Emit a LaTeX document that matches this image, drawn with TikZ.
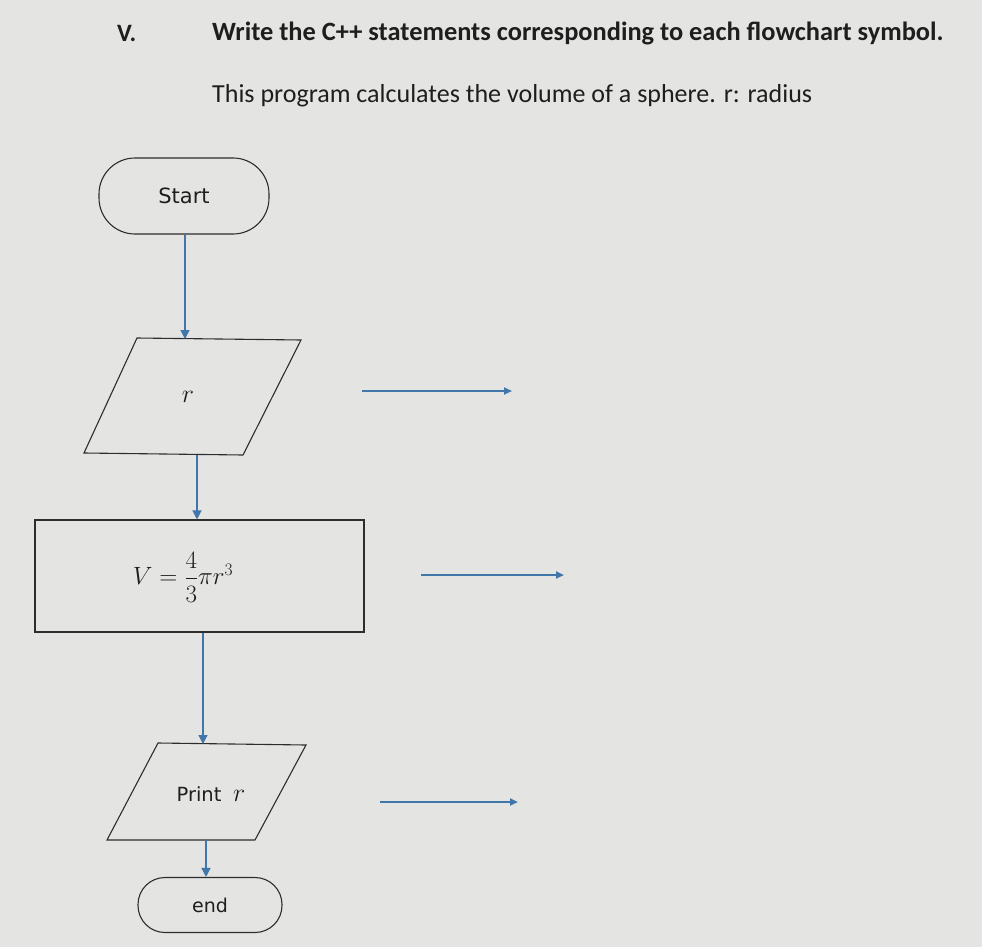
\RequirePackage{fix-cm}
\documentclass[tikz,border=0pt]{standalone}
\usepackage{amsmath}
\usepackage{fontspec}
\setmainfont{Carlito}
\newfontfamily\vfont{DejaVu Sans}
\usetikzlibrary{arrows.meta}
\definecolor{bgc}{RGB}{228,228,226}
\definecolor{arrc}{RGB}{64,118,170}
\definecolor{linec}{RGB}{45,45,45}
\definecolor{txtc}{RGB}{30,30,30}
\tikzset{
  flowline/.style={draw=arrc, line width=1.3pt, -{Triangle[length=9pt,width=9pt]}},
  sideline/.style={draw=arrc, line width=2pt, -{Triangle[length=8pt,width=7pt]}},
  shapeline/.style={draw=linec, line width=1.1pt},
  terminal/.style={shapeline, rounded corners=27pt, minimum height=55pt, inner sep=0pt, font=\vfont\fontsize{19}{22}\selectfont, text=txtc},
  lbl/.style={inner sep=0pt, text=txtc},
}
\begin{document}
\begin{tikzpicture}[x=1pt,y=-1pt]
\fill[bgc] (0,0) rectangle (982,947);
\useasboundingbox (0,0) rectangle (982,947);
% header
\node[lbl, anchor=west, font=\bfseries\fontsize{25}{30}\selectfont] (num) at (117,33) {V.};
\node[lbl, anchor=west, font=\bfseries\fontsize{26.4}{30}\selectfont] (title) at (212,33) {Write the C++ statements corresponding to each flowchart symbol.};
\node[lbl, anchor=west, font=\fontsize{26}{30}\selectfont] (sub) at (212,96) {This program calculates the volume of a sphere. r: radius};
% start
\node[terminal, minimum width=170pt, minimum height=76pt, rounded corners=36pt, font=\vfont\fontsize{21}{24}\selectfont] (start) at (184,196) {Start};
% input parallelogram
\coordinate (p1tl) at (137,338); \coordinate (p1tr) at (301,340);
\coordinate (p1br) at (243,455); \coordinate (p1bl) at (84,453);
\draw[shapeline] (p1tl) -- (p1tr) -- (p1br) -- (p1bl) -- cycle;
\node[lbl, font=\fontsize{26}{30}\selectfont] (inp) at (188,397) {$r$};
\coordinate (p1top) at (185,339); \coordinate (p1bot) at (197,455);
% process
\node[shapeline, minimum width=329pt, minimum height=112pt, inner sep=0pt] (proc) at (199.5,576) {};
\node[lbl, font=\fontsize{25}{30}\selectfont] (formula) at (183,577) {$V=\dfrac{4}{3}\pi r^{3}$};
% output parallelogram
\coordinate (p2tl) at (158,743); \coordinate (p2tr) at (306,745);
\coordinate (p2br) at (255,840); \coordinate (p2bl) at (107,840);
\draw[shapeline] (p2tl) -- (p2tr) -- (p2br) -- (p2bl) -- cycle;
\node[lbl, font=\vfont\fontsize{19.5}{22}\selectfont] (outp) at (211,794) {Print\hspace{0.6em}{\fontsize{26}{30}\selectfont$r$}};
\coordinate (p2top) at (203,744); \coordinate (p2bot) at (206,840);
% end
\node[terminal, minimum width=144pt, minimum height=55pt] (end) at (210,905) {end};
% flow
\draw[flowline] (start.south -| p1top) -- (p1top);
\draw[flowline] (p1bot) -- (p1bot |- proc.north);
\draw[flowline] (proc.south -| p2top) -- (p2top);
\draw[flowline] (p2bot) -- (p2bot |- end.north);
% side arrows
\coordinate (a1s) at (362,391); \coordinate (a1e) at (512,391);
\coordinate (a2s) at (421,575); \coordinate (a2e) at (564,575);
\coordinate (a3s) at (380,802); \coordinate (a3e) at (518,802);
\draw[sideline] (a1s) -- (a1e);
\draw[sideline] (a2s) -- (a2e);
\draw[sideline] (a3s) -- (a3e);
\end{tikzpicture}
\end{document}
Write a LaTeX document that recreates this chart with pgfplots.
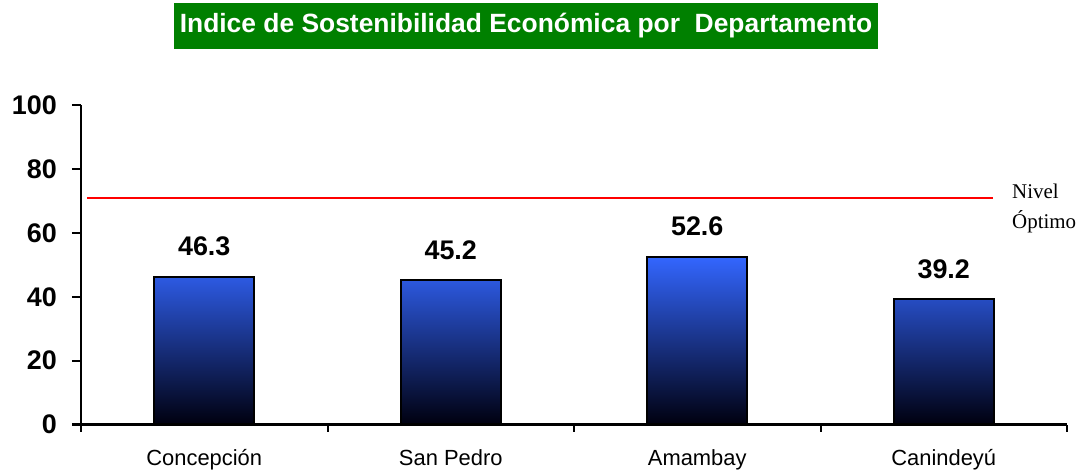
\documentclass[border=0pt]{standalone}
\usepackage{pgfplots}
\pgfplotsset{compat=1.18}
\usepackage{fontspec}
\setmainfont{Liberation Sans}
\newfontfamily\timesfont{Liberation Serif}
\definecolor{titlegreen}{RGB}{0,128,0}
\definecolor{bartop}{RGB}{51,102,255}
\definecolor{barmid}{RGB}{42,84,205}
\definecolor{barbot}{RGB}{0,0,15}
\begin{document}
\begin{tikzpicture}
\begin{axis}[
  at={(81bp,46.5bp)}, anchor=south west,
  width=986bp, height=319.3bp, scale only axis,
  xmin=-0.5, xmax=3.5, ymin=0, ymax=100,
  axis x line*=bottom, axis y line*=left,
  axis line style={line width=2bp, -},
  xtick={0,1,2,3},
  xticklabels={Concepción,San Pedro,Amambay,Canindeyú},
  minor xtick={-0.5,0.5,1.5,2.5,3.5},
  ytick={0,20,40,60,80,100},
  tick align=outside,
  major tick length=9bp,
  minor tick length=7bp,
  tick style={line width=2bp, black},
  major x tick style={draw=none},
  /pgf/number format/assume math mode=true,
  yticklabel style={font=\fontsize{27}{27}\selectfont\bfseries, inner sep=0pt, xshift=-15bp},
  xticklabel style={font=\fontsize{22}{22}\selectfont, anchor=base, inner sep=0pt, yshift=-31.5bp},
  clip=false,
]
\addplot[ybar, bar width=100bp, draw=black, line width=2bp,
  top color=bartop, middle color=barmid, bottom color=barbot,
  nodes near coords,
  nodes near coords style={font=\fontsize{27}{27}\selectfont\bfseries, text=black, anchor=base, inner sep=0pt, yshift=21bp,
    /pgf/number format/fixed, /pgf/number format/fixed zerofill, /pgf/number format/precision=1},
] coordinates {(0,46.3) (1,45.2) (2,52.6) (3,39.2)};
\addplot[red, line width=2bp, mark=none] coordinates {(-0.475,70.8) (3.2,70.8)};
\end{axis}
\node[fill=titlegreen, text=white, font=\fontsize{26.5}{26.5}\selectfont\bfseries,
  minimum width=704bp, minimum height=46bp, inner sep=0pt] at (526bp,445bp)
  {Indice de Sostenibilidad Económica por\ \ Departamento};
\node[anchor=base west, inner sep=0pt, font=\timesfont\fontsize{21}{21}\selectfont] at (1012bp,272.7bp) {Nivel};
\node[anchor=base west, inner sep=0pt, font=\timesfont\fontsize{21}{21}\selectfont] at (1012bp,242.7bp) {Óptimo};
\pgfresetboundingbox
\useasboundingbox (0,0) rectangle (1092bp,471bp);
\end{tikzpicture}
\end{document}
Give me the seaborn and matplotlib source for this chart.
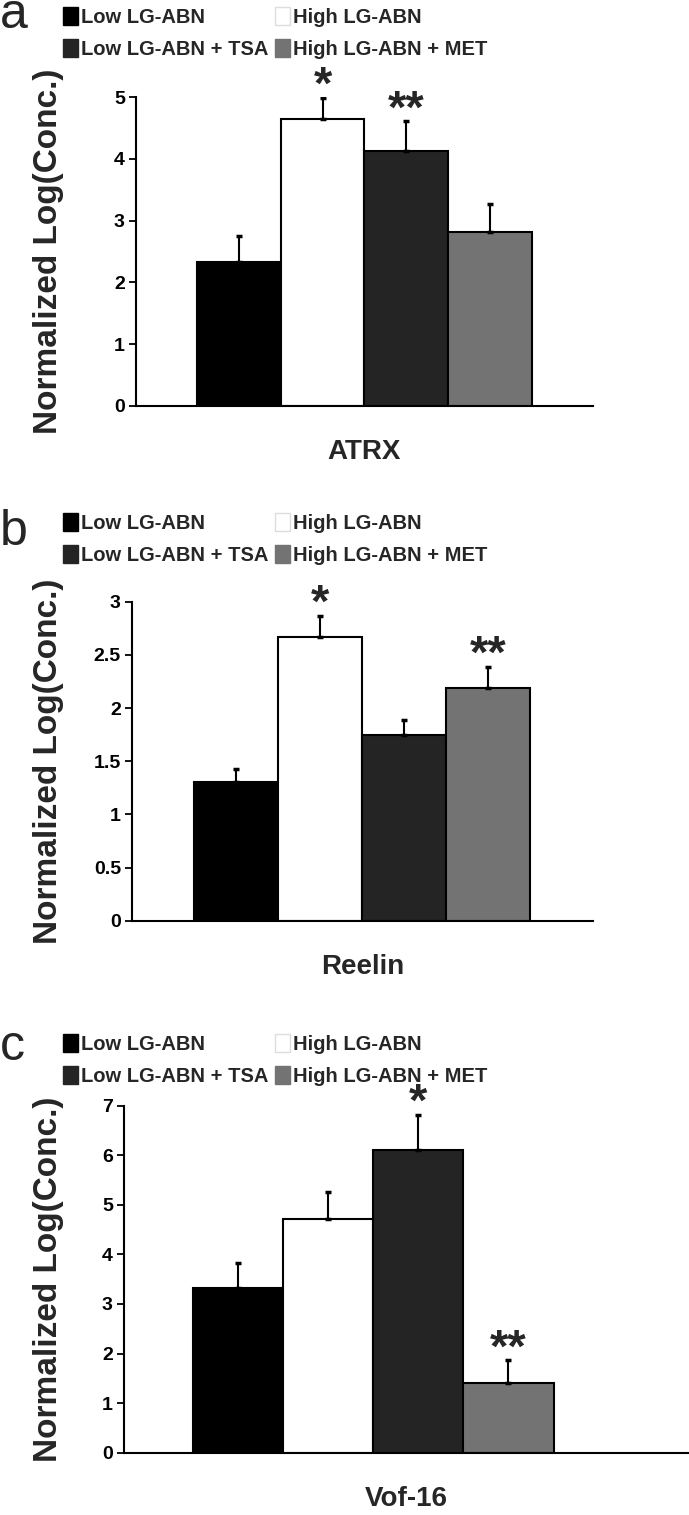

• [TASK GOAL]
Reply with one number: the count of lines in the entries that include the word "Write".

• [THE COMPLETED TASK]
2